### TASK DETAILS
Leave out the pictures and set down exactly the lines from the start of the listing through the one with "0.3865, 0.4027, 0.4455];", both included.

### DATA BLOCK
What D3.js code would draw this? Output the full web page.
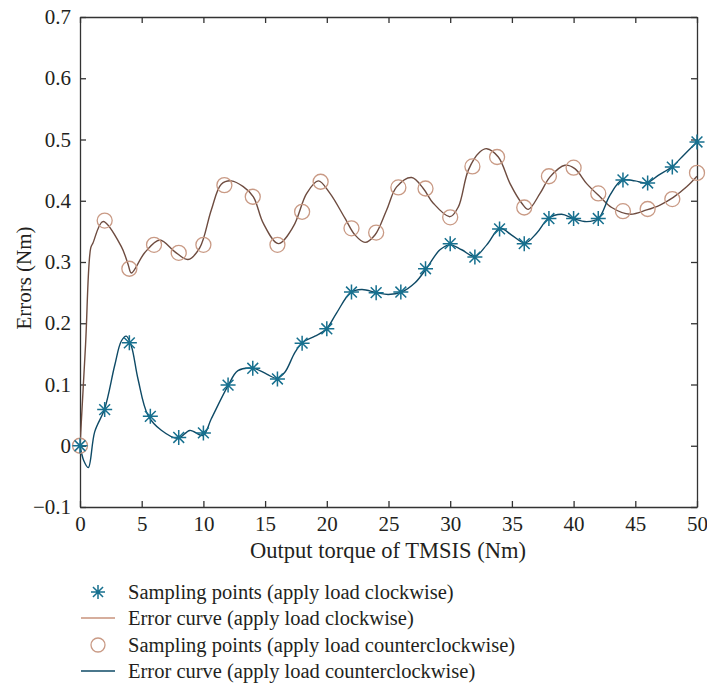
<!DOCTYPE html>
<html>
<head>
<meta charset="utf-8">
<script src="https://cdn.jsdelivr.net/npm/d3@7"></script>
<style>
  body { margin: 0; background: #fff; }
  text { font-family: "Liberation Serif", "DejaVu Serif", serif; fill: #231f20; }
</style>
</head>
<body>
<div id="chart"></div>
<script>
// sampling points, stars (legend: clockwise)
var starX = [0, 2, 4, 5.7, 8, 10, 12, 14, 16, 18, 20, 22, 24, 26, 28, 30, 32, 34, 36, 38, 40, 42, 44, 46, 48, 50];
var starY = [0, 0.059, 0.168, 0.048, 0.0135, 0.021, 0.099, 0.1265, 0.109, 0.1675, 0.191, 0.251, 0.250, 0.251, 0.289,
	0.330, 0.308, 0.354, 0.330, 0.371, 0.371, 0.371, 0.434, 0.429, 0.455, 0.496];

// sampling points, circles (legend: counterclockwise)
var circleX = [0, 2, 4, 6, 8, 10, 11.7, 14, 16, 18, 19.5, 22, 24, 25.8, 28, 30, 31.8, 33.8, 36, 38, 40, 42, 44, 46, 48, 50];
var circleY = [0, 0.3676, 0.289, 0.328, 0.315, 0.328, 0.4255, 0.4065, 0.328, 0.382, 0.431, 0.355, 0.348, 0.4217, 0.42,
	0.373, 0.456, 0.4714, 0.389, 0.44, 0.454, 0.412, 0.383, 0.3865, 0.4027, 0.4455];

// error curve, brown (legend: clockwise)
var brownCurveX = [0, 0.45, 0.87, 1.05, 1.86, 3.35, 3.9, 4.16, 5.24, 6.46, 7.67, 8.75, 9.7, 10.64, 11.45, 12.26, 13.23,
	14.05, 14.86, 16.07, 17.29, 18.37, 19.31, 20.26, 21.47, 22.29, 23.1, 23.9, 24.85, 25.66, 26.88, 27.82, 28.63, 29.98,
	30.66, 31.47, 32.4, 32.96, 33.9, 34.85, 35.8, 36.33, 37.28, 38.09, 39.3, 40.1, 41.06, 42.14, 43.09, 44.57, 45.92,
	47.0, 48.08, 49.16, 50];
var brownCurveY = [0, 0.165, 0.323, 0.331, 0.366, 0.325, 0.296, 0.282, 0.315, 0.336, 0.317, 0.304, 0.323, 0.385, 0.427,
	0.4325, 0.423, 0.4065, 0.363, 0.33, 0.358, 0.412, 0.4325, 0.412, 0.3715, 0.344, 0.332, 0.344, 0.385, 0.4227, 0.438,
	0.42, 0.396, 0.374, 0.39, 0.45, 0.4795, 0.485, 0.4714, 0.428, 0.396, 0.386, 0.412, 0.439, 0.458, 0.4525, 0.428,
	0.4065, 0.389, 0.378, 0.385, 0.393, 0.4055, 0.4227, 0.44];

// error curve, blue (legend: counterclockwise)
var blueCurveX = [0, 0.3, 0.67, 1.19, 2.0, 2.81, 3.35, 3.75, 4.16, 4.7, 5.51, 6.59, 7.94, 8.9, 9.97, 10.64, 12.0, 12.8,
	14.05, 15.13, 15.94, 16.6, 17.42, 18.05, 19.04, 19.94, 20.8, 21.93, 22.83, 24.04, 24.98, 26.07, 27.15, 28.1, 29.17,
	30.0, 30.93, 32.0, 32.96, 34.04, 34.98, 36.06, 37.0, 37.95, 39.03, 39.98, 41.06, 42.0, 42.95, 43.9, 44.98, 45.92,
	46.86, 47.95, 48.9, 50];
var blueCurveY = [0, -0.024, -0.0357, 0.0227, 0.0605, 0.131, 0.171, 0.179, 0.163, 0.109, 0.0497, 0.0253, 0.012, 0.025,
	0.017, 0.044, 0.098, 0.1226, 0.1265, 0.117, 0.110, 0.12, 0.1525, 0.169, 0.179, 0.19, 0.217, 0.25, 0.255, 0.25, 0.247,
	0.251, 0.266, 0.29, 0.32, 0.328, 0.32, 0.309, 0.328, 0.355, 0.344, 0.331, 0.347, 0.371, 0.378, 0.371, 0.366, 0.371,
	0.409, 0.4335, 0.4325, 0.429, 0.4415, 0.455, 0.474, 0.4957];

var xTicks = [0, 5, 10, 15, 20, 25, 30, 35, 40, 45, 50];
var yTicks = [-0.1, 0, 0.1, 0.2, 0.3, 0.4, 0.5, 0.6, 0.7];

var legendLabels = [
	"Sampling points (apply load clockwise)",
	"Error curve (apply load clockwise)",
	"Sampling points (apply load counterclockwise)",
	"Error curve (apply load counterclockwise)"
];

var zip = function(a, b) { return a.map(function(v, i) { return [v, b[i]]; }); };

var W = 707, H = 685;
var pLeft = 80, pRight = 697, pTop = 17, pBottom = 507;
var blue = "#0e4a66", star = "#17708f", brown = "#6e4c40", ring = "#c99a85";
var fontSize = 21;

var svg = d3.select("#chart").append("svg")
	.attr("width", W)
	.attr("height", H);

var x = d3.scaleLinear().domain([0, 50]).range([pLeft, pRight]);
var y = d3.scaleLinear().domain([-0.1, 0.7]).range([pBottom, pTop]);

//
// axes (box, inward ticks)
//
var axisStyle = function(g) {
	g.select(".domain").attr("stroke", "#333").attr("stroke-width", 1.3);
	g.selectAll(".tick line").attr("stroke", "#333").attr("stroke-width", 1.3);
	g.selectAll("text").attr("font-size", fontSize).attr("font-family", "Liberation Serif").attr("fill", "#231f20");
};

svg.append("g")
	.attr("transform", "translate(0," + pBottom + ")")
	.call(d3.axisBottom(x).tickValues(xTicks).tickSizeInner(-6).tickSizeOuter(0).tickPadding(9))
	.call(axisStyle);

svg.append("g")
	.attr("transform", "translate(0," + pTop + ")")
	.call(d3.axisTop(x).tickValues(xTicks).tickSizeInner(-6).tickSizeOuter(0).tickFormat(""))
	.call(axisStyle);

svg.append("g")
	.attr("transform", "translate(" + pLeft + ",0)")
	.call(d3.axisLeft(y).tickValues(yTicks).tickSizeInner(-6).tickSizeOuter(0).tickPadding(9)
		.tickFormat(function(d) { return d < 0 ? "\u22120.1" : (d === 0 ? "0" : d3.format(".1f")(d)); }))
	.call(axisStyle);

svg.append("g")
	.attr("transform", "translate(" + pRight + ",0)")
	.call(d3.axisRight(y).tickValues(yTicks).tickSizeInner(-6).tickSizeOuter(0).tickFormat(""))
	.call(axisStyle);

svg.append("text")
	.attr("x", 388)
	.attr("y", 558)
	.attr("text-anchor", "middle")
	.attr("font-size", 22.5)
	.text("Output torque of TMSIS (Nm)");

svg.append("text")
	.attr("transform", "translate(31,278) rotate(-90)")
	.attr("text-anchor", "middle")
	.attr("font-size", fontSize)
	.text("Errors (Nm)");

//
// marks
//
svg.append("clipPath").attr("id", "plot")
	.append("rect").attr("x", pLeft).attr("y", pTop).attr("width", pRight - pLeft).attr("height", pBottom - pTop);

var line = d3.line()
	.x(function(d) { return x(d[0]); })
	.y(function(d) { return y(d[1]); })
	.curve(d3.curveCatmullRom.alpha(0.5));

var starPath = function(s) {
	var d = s * 0.72;
	return "M" + (-s) + ",0L" + s + ",0M0," + (-s) + "L0," + s +
		"M" + (-d) + "," + (-d) + "L" + d + "," + d + "M" + (-d) + "," + d + "L" + d + "," + (-d);
};

var plot = svg.append("g").attr("clip-path", "url(#plot)");

plot.append("path")
	.datum(zip(brownCurveX, brownCurveY))
	.attr("fill", "none")
	.attr("stroke", brown)
	.attr("stroke-width", 1.4)
	.attr("d", line);

svg.append("g").selectAll("circle")
	.data(zip(circleX, circleY))
	.enter()
	.append("circle")
	.attr("cx", function(d) { return x(d[0]); })
	.attr("cy", function(d) { return y(d[1]); })
	.attr("r", 7.5)
	.attr("fill", "none")
	.attr("stroke", ring)
	.attr("stroke-width", 1.3);

plot.append("path")
	.datum(zip(blueCurveX, blueCurveY))
	.attr("fill", "none")
	.attr("stroke", blue)
	.attr("stroke-width", 1.4)
	.attr("d", line);

svg.append("g").selectAll("path")
	.data(zip(starX, starY))
	.enter()
	.append("path")
	.attr("transform", function(d) { return "translate(" + x(d[0]) + "," + y(d[1]) + ")"; })
	.attr("d", starPath(7.5))
	.attr("fill", "none")
	.attr("stroke", star)
	.attr("stroke-width", 1.5);

//
// legend
//
var legend = svg.append("g");
var rowY = [592, 618, 645, 671];

legend.append("path")
	.attr("transform", "translate(98," + rowY[0] + ")")
	.attr("d", starPath(7))
	.attr("fill", "none")
	.attr("stroke", star)
	.attr("stroke-width", 1.5);

legend.append("line")
	.attr("x1", 81).attr("x2", 115).attr("y1", rowY[1]).attr("y2", rowY[1])
	.attr("stroke", "#c9937d").attr("stroke-width", 1.4);

legend.append("circle")
	.attr("cx", 98).attr("cy", rowY[2]).attr("r", 7)
	.attr("fill", "none").attr("stroke", ring).attr("stroke-width", 1.3);

legend.append("line")
	.attr("x1", 81).attr("x2", 115).attr("y1", rowY[3]).attr("y2", rowY[3])
	.attr("stroke", blue).attr("stroke-width", 1.4);

legend.selectAll("text")
	.data(legendLabels)
	.enter()
	.append("text")
	.attr("x", 128)
	.attr("y", function(d, i) { return rowY[i]; })
	.attr("dy", "0.33em")
	.attr("font-size", 20.5)
	.text(function(d) { return d; });
</script>
</body>
</html>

### WRITTEN ANSWER
What D3.js code would draw this? Output the full web page.
<!DOCTYPE html>
<html>
<head>
<meta charset="utf-8">
<script src="https://cdn.jsdelivr.net/npm/d3@7"></script>
<style>
  body { margin: 0; background: #fff; }
  text { font-family: "Liberation Serif", "DejaVu Serif", serif; fill: #231f20; }
</style>
</head>
<body>
<div id="chart"></div>
<script>
// sampling points, stars (legend: clockwise)
var starX = [0, 2, 4, 5.7, 8, 10, 12, 14, 16, 18, 20, 22, 24, 26, 28, 30, 32, 34, 36, 38, 40, 42, 44, 46, 48, 50];
var starY = [0, 0.059, 0.168, 0.048, 0.0135, 0.021, 0.099, 0.1265, 0.109, 0.1675, 0.191, 0.251, 0.250, 0.251, 0.289,
	0.330, 0.308, 0.354, 0.330, 0.371, 0.371, 0.371, 0.434, 0.429, 0.455, 0.496];

// sampling points, circles (legend: counterclockwise)
var circleX = [0, 2, 4, 6, 8, 10, 11.7, 14, 16, 18, 19.5, 22, 24, 25.8, 28, 30, 31.8, 33.8, 36, 38, 40, 42, 44, 46, 48, 50];
var circleY = [0, 0.3676, 0.289, 0.328, 0.315, 0.328, 0.4255, 0.4065, 0.328, 0.382, 0.431, 0.355, 0.348, 0.4217, 0.42,
	0.373, 0.456, 0.4714, 0.389, 0.44, 0.454, 0.412, 0.383, 0.3865, 0.4027, 0.4455];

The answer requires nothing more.